Art. 60 del decreto S773 C2180 “sicurezza” (Gianpiero D’Alia, Udc): prevedeva l’imposizione ai provider, da parte del ministero dell’Interno, di controllare e filtrare i contenuti immessi nella rete e ritenuti illegittimi;

Disegno di legge C2195 (Gabriella Carlucci, PdL): prevede l’abolizione di ogni forma di anonimato in rete ed estende a Internet le norme sulla diffamazione che si applicano alla stampa;

DDL C2455 diritto all’oblio (Caterina Lussana, Lega Nord): riconosce ai cittadini sottoposti a processo penale la garanzia che, decorso un certo periodo di tempo, le informazioni (immagini e dati) riguardanti i propri trascorsi giudiziari non siano più attingibili da chiunque.

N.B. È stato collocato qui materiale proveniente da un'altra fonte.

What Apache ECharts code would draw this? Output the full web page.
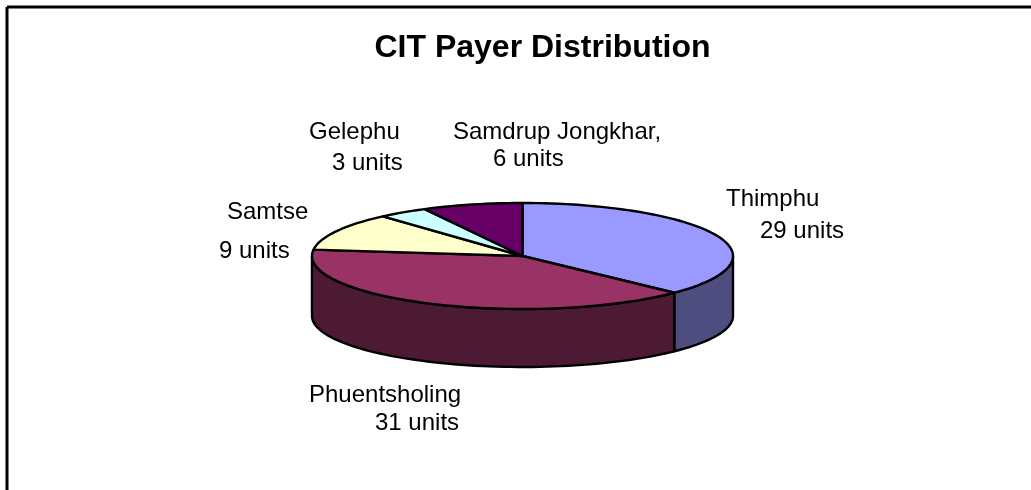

DDL intercettazioni (Angelino Alfano, PdL): nel decreto che limita la possibilità di ricorrere alle intercettazioni a scopi giudiziari e ne restringe la pubblicazione, l’articolo 18 estende ai “siti informatici” l’obbligo di rettifica entro 48 ore;

DDL C881 modifiche al codice penale (Gaetano Pecorella ed Enrico Costa, PdL): estensione ai “siti internet aventi natura editoriale” le norme della Legge sulla stampa in materia di diffamazione, di ingiuria e condanna del querelante.

Ce n’è abbastanza per allarmarsi e considerare la rete oggetto di un’aggressione specifica che andrebbe puntualmente contrastata, senza abbandonare gli utenti e i produttori di contenuti su Internet alla propria autodifesa (si veda, per tutte le iniziative nate in questi mesi, quella di Diritto alla rete, che ha indetto lo sciopero dei blogger del 14 luglio).

Sarebbe stato bello se ieri la difesa della libertà nella rete, il diritto alla condivisione delle informazioni e alla conoscenza, che Internet come nessuna altra forma della comunicazione oggi consentono, fossero stati tra i punti qualificanti degli interventi dal palco.